I’d focused on the wrong P.
All I’d thought about was being professional, when in fact I should have also shown some personality.
I’d mistakenly assumed that personality and professionalism were incompatible.
That parking my personality at home every morning (especially the sarcastic humour, dirty laugh and penchant for reality TV) would be a positive. That I’d seem more professional and be more successful by being less ‘me’.
Well, dear reader, of course, the opposite turned out to be true.
Corporate Kim was just Cold Kim.
So after the disastrous appraisal I made a big effort to be more myself. To show my warts-and-all true colours at work. And guess what? The more I shared my personality, the more people warmed to me, wanted to work with me and, in the end, promote me.
Cold Kim was never seen again.
But you’re not surprised about that now, are you?
You know that personality is important in business.

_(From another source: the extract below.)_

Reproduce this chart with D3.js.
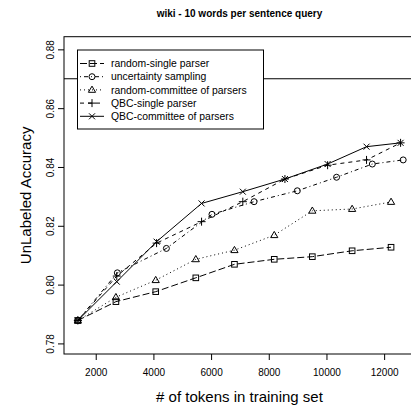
<!DOCTYPE html>
<html>
<head>
<meta charset="utf-8">
<script src="https://cdn.jsdelivr.net/npm/d3@7"></script>
<style>
  body { margin: 0; background: #fff; }
  text { font-family: "Liberation Sans", Arial, sans-serif; fill: #000; }
</style>
</head>
<body>
<div id="vis"></div>
<script>
// values
var tokensRandom = [1380, 2700, 4080, 5470, 6810, 8190, 9510, 10890, 12240];
var tokensUncert = [1380, 2750, 4450, 6030, 7490, 8990, 10350, 11590, 12660];
var tokensQbc    = [1380, 2730, 4110, 5670, 7100, 8560, 10040, 11390, 12570];

var randomSingle    = [0.7878, 0.7942, 0.7976, 0.8023, 0.8069, 0.8086, 0.8095, 0.8115, 0.8127];
var uncertainty     = [0.7878, 0.8040, 0.8123, 0.8239, 0.8282, 0.8319, 0.8365, 0.8410, 0.8424];
var randomCommittee = [0.7878, 0.7957, 0.8015, 0.8086, 0.8117, 0.8168, 0.8251, 0.8257, 0.8281];
var qbcSingle       = [0.7878, 0.8029, 0.8141, 0.8214, 0.8282, 0.8359, 0.8406, 0.8424, 0.8482];
var qbcCommittee    = [0.7878, 0.8010, 0.8146, 0.8276, 0.8316, 0.8359, 0.8410, 0.8469, 0.8482];

var seriesNames = ["random-single parser", "uncertainty sampling", "random-committee of parsers",
                   "QBC-single parser", "QBC-committee of parsers"];
var xTicks = [2000, 4000, 6000, 8000, 10000, 12000];
var yTicks = [0.78, 0.80, 0.82, 0.84, 0.86, 0.88];
var refLine = 0.87;

var width = 411, height = 406;
var plot = {left: 64, right: 415, top: 36.7, bottom: 354};

var series = [
  {name: seriesNames[0], x: tokensRandom, y: randomSingle,    dash: "7,3",     pch: "square"},
  {name: seriesNames[1], x: tokensUncert, y: uncertainty,     dash: "1,3,4,3", pch: "circle"},
  {name: seriesNames[2], x: tokensRandom, y: randomCommittee, dash: "1,3",     pch: "triangle"},
  {name: seriesNames[3], x: tokensQbc,    y: qbcSingle,       dash: "4,4",     pch: "plus"},
  {name: seriesNames[4], x: tokensQbc,    y: qbcCommittee,    dash: null,      pch: "cross"}
];

var svg = d3.select("#vis").append("svg")
  .attr("width", width)
  .attr("height", height);

var xScale = d3.scaleLinear()
  .domain([900, 13070])
  .range([plot.left, plot.right]);

var yScale = d3.scaleLinear()
  .domain([0.7764, 0.8843])
  .range([plot.bottom, plot.top]);

// title
svg.append("text")
  .attr("x", (plot.left + plot.right) / 2)
  .attr("y", 17)
  .attr("text-anchor", "middle")
  .style("font-size", "10px")
  .style("font-weight", "bold")
  .text("wiki - 10 words per sentence query");

// x axis
var xAxis = svg.append("g")
  .attr("transform", "translate(0," + plot.bottom + ")")
  .call(d3.axisBottom(xScale).tickValues(xTicks).tickSize(6).tickPadding(9).tickFormat(d3.format("d")));
xAxis.select(".domain").remove();
xAxis.selectAll("text").style("font-size", "10px").style("font-family", "Liberation Sans, Arial, sans-serif");

// y axis, labels parallel to the axis
var yAxis = svg.append("g")
  .attr("transform", "translate(" + plot.left + ",0)")
  .call(d3.axisLeft(yScale).tickValues(yTicks).tickSize(6).tickFormat(d3.format(".2f")));
yAxis.select(".domain").remove();
yAxis.selectAll("text")
  .style("font-size", "10px")
  .style("font-family", "Liberation Sans, Arial, sans-serif")
  .attr("text-anchor", "middle")
  .attr("x", 0)
  .attr("y", 0)
  .attr("dy", "0.32em")
  .attr("transform", "translate(-13,0) rotate(-90)");

svg.selectAll(".tick line").attr("stroke", "#000");

// box
svg.append("rect")
  .attr("x", plot.left)
  .attr("y", plot.top)
  .attr("width", plot.right - plot.left)
  .attr("height", plot.bottom - plot.top)
  .attr("fill", "none")
  .attr("stroke", "#000")
  .attr("stroke-width", 1);

// axis labels
svg.append("text")
  .attr("x", (plot.left + plot.right) / 2)
  .attr("y", 402)
  .attr("text-anchor", "middle")
  .style("font-size", "15px")
  .text("# of tokens in training set");

svg.append("text")
  .attr("transform", "translate(31," + ((plot.top + plot.bottom) / 2) + ") rotate(-90)")
  .attr("text-anchor", "middle")
  .style("font-size", "15px")
  .text("UnLabeled Accuracy");

// reference line
svg.append("line")
  .attr("x1", plot.left).attr("x2", plot.right)
  .attr("y1", yScale(refLine)).attr("y2", yScale(refLine))
  .attr("stroke", "#000");

function drawMarker(g, pch, cx, cy) {
  if (pch == "square") {
    g.append("rect").attr("x", cx - 2.8).attr("y", cy - 2.8).attr("width", 5.6).attr("height", 5.6)
      .attr("fill", "none").attr("stroke", "#000");
  } else if (pch == "circle") {
    g.append("circle").attr("cx", cx).attr("cy", cy).attr("r", 3)
      .attr("fill", "none").attr("stroke", "#000");
  } else if (pch == "triangle") {
    g.append("path")
      .attr("d", "M" + cx + "," + (cy - 3.8) + "L" + (cx + 3.6) + "," + (cy + 2.4) + "L" + (cx - 3.6) + "," + (cy + 2.4) + "Z")
      .attr("fill", "none").attr("stroke", "#000");
  } else if (pch == "plus") {
    g.append("path")
      .attr("d", "M" + (cx - 4) + "," + cy + "H" + (cx + 4) + "M" + cx + "," + (cy - 4) + "V" + (cy + 4))
      .attr("stroke", "#000");
  } else {
    g.append("path")
      .attr("d", "M" + (cx - 3) + "," + (cy - 3) + "L" + (cx + 3) + "," + (cy + 3) +
                 "M" + (cx - 3) + "," + (cy + 3) + "L" + (cx + 3) + "," + (cy - 3))
      .attr("stroke", "#000");
  }
}

var line = d3.line()
  .x(function(d) { return xScale(d[0]); })
  .y(function(d) { return yScale(d[1]); });

var lines = svg.append("g");
series.forEach(function(s) {
  var pts = s.x.map(function(v, i) { return [v, s.y[i]]; });
  lines.append("path")
    .attr("d", line(pts))
    .attr("fill", "none")
    .attr("stroke", "#000")
    .attr("stroke-dasharray", s.dash);
  var mk = lines.append("g");
  pts.forEach(function(p) { drawMarker(mk, s.pch, xScale(p[0]), yScale(p[1])); });
});

// legend
var lg = svg.append("g");
lg.append("rect")
  .attr("x", 77.5).attr("y", 50)
  .attr("width", 186).attr("height", 79)
  .attr("fill", "#fff").attr("stroke", "#000");

series.forEach(function(s, i) {
  var ly = 63.5 + i * 13.2;
  lg.append("line")
    .attr("x1", 80).attr("x2", 104)
    .attr("y1", ly).attr("y2", ly)
    .attr("stroke", "#000")
    .attr("stroke-dasharray", s.dash);
  drawMarker(lg, s.pch, 92, ly);
  lg.append("text")
    .attr("x", 111)
    .attr("y", ly)
    .attr("dy", "0.35em")
    .style("font-size", "10.4px")
    .text(s.name);
});
</script>
</body>
</html>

You understand that personality and professionalism can sit happily alongside each other like an old married couple eating in companionable silence at a restaurant.
You know what we buy from people that we know, like and trust. That personality sells.
But, I wonder, are you walking the walk?
Are you sharing YOUR personality with your world – your colleagues, clients and contacts – or are you hiding behind a wall of starchy perceived professionalism, all buttoned up and formal?
Well, here’s some advice from Once-Cold-Now-Warm-As-Toast-Kim.
Try loosening up a little. Whip off your metaphorical tie/Spanx and try using your personality to your advantage.
Think about sharing more of:
- your personal experiences
- your likes and dislikes
- the conventional wisdom that you think’s a load of old rubbish
- your challenges (and how you overcame them)
- who or what you get inspired by
- what makes you quirky or different
- the books you like to read
You get the idea.
You’ll still be professional, but just more ‘you’.
And by being more ‘you’, you’ll help your clients to find you, choose you and buy from you. Or your boss to hire you, evangelize you and promote you.
So learn from Cold Kim’s mistakes and focus on the right P. You know it makes sense.